Hilti Group reported a 9.6% decline in sales in 2020 to CHF 5.3 billion (€4.8 billion), with operating profits down 7% at CHF 728 million (€660 million).

Currency changes added to the decline, with revenues in local currencies down 4.3%. The 5% negative currency effect was the result of depreciating currencies in growth markets and the weaker Euro and US dollar.

Separately the company has announced its succession planning, which will include the appointment of Jahangir Doonaji as CEO from the start of January 2023.

Pandemic lockdowns in the first five months of the year had a major impact on business, and in Europe there was a clear north-south divide, with growth in Scandinavia and Central Europe and upper single-digit declines in Southern Europe.

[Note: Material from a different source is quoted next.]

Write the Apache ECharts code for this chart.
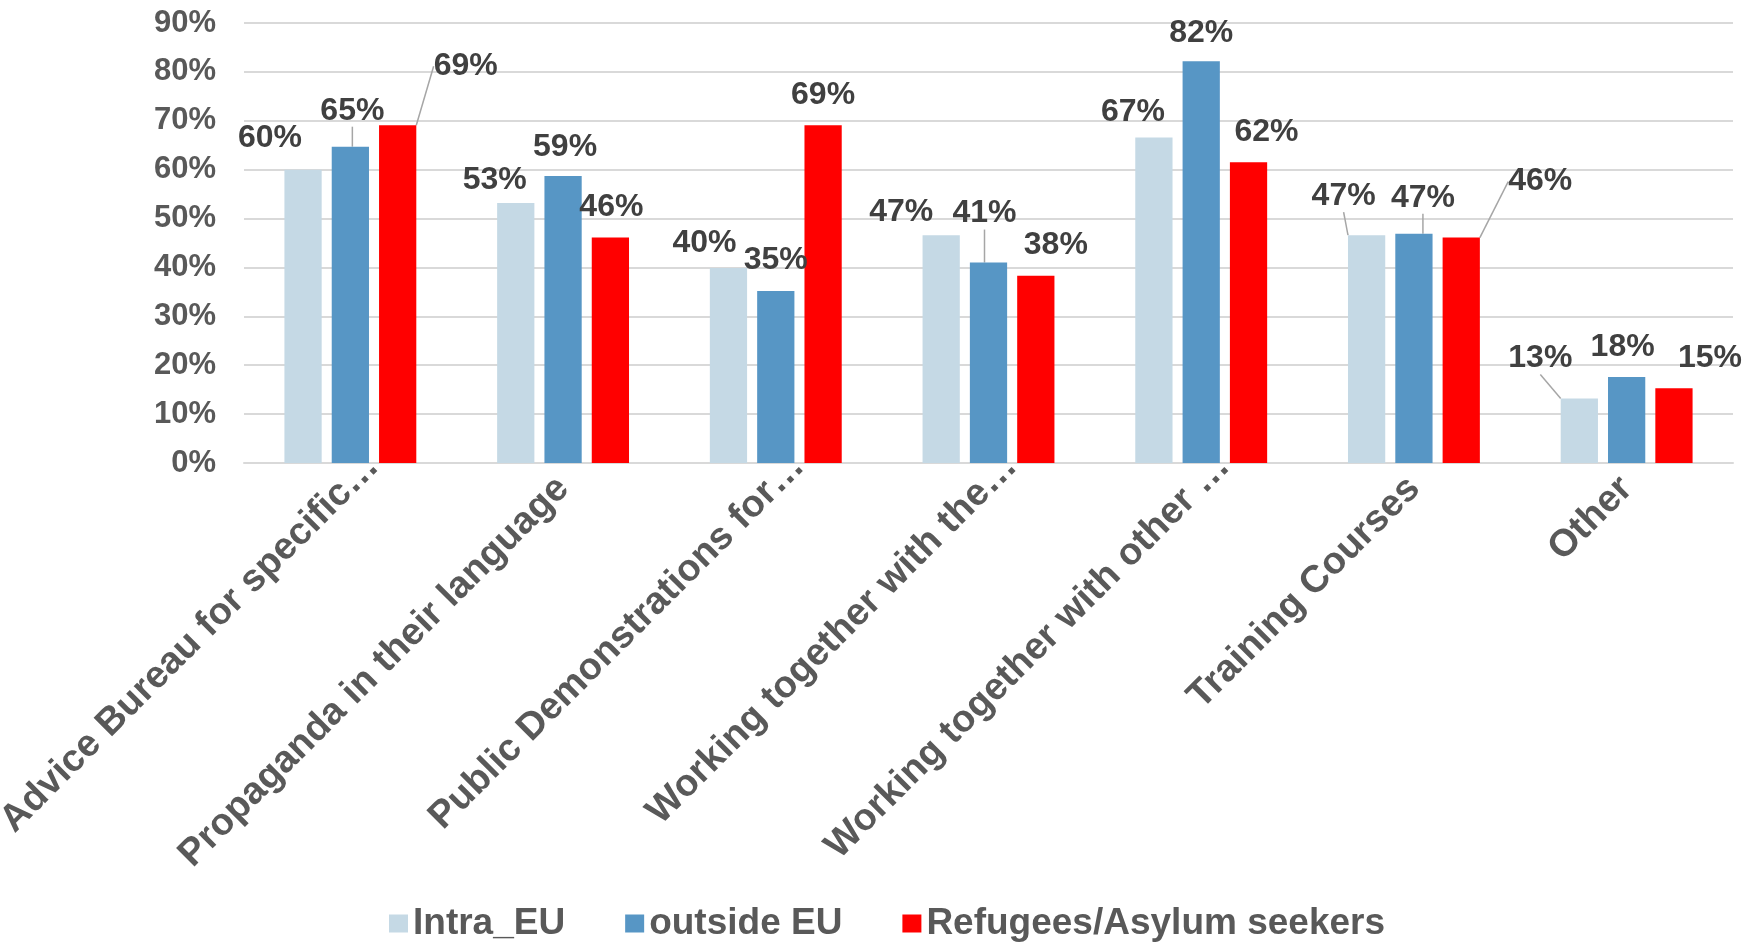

North America was “quite robust”, with a decrease of only 4.3%. Significant reductions were recorded in the Eastern Europe/Middle East/Africa (-8.2%), Latin America (-8.1%) and Asia Pacific (-7.0%).

“2020 was a turbulent business year which also shows in our figures”, said CEO Christoph Loos. “Overall, we came through the pandemic year with a black eye and were able to avoid compromising the financial stability of our company. At the same time, we continued to invest into our strategic priorities.”

The company invested CHF 385 million (€349 million) on research and development in the year, a drop of just 2.5% compared to 2019.

Hilti expects a moderate economic recovery this year, which will be heavily dependent on the pandemic, with sales growth in local currencies in the upper single-digit range.

The company imposed a recruitment freeze last year, with the employee count down 1.5% to 29,549 in the year.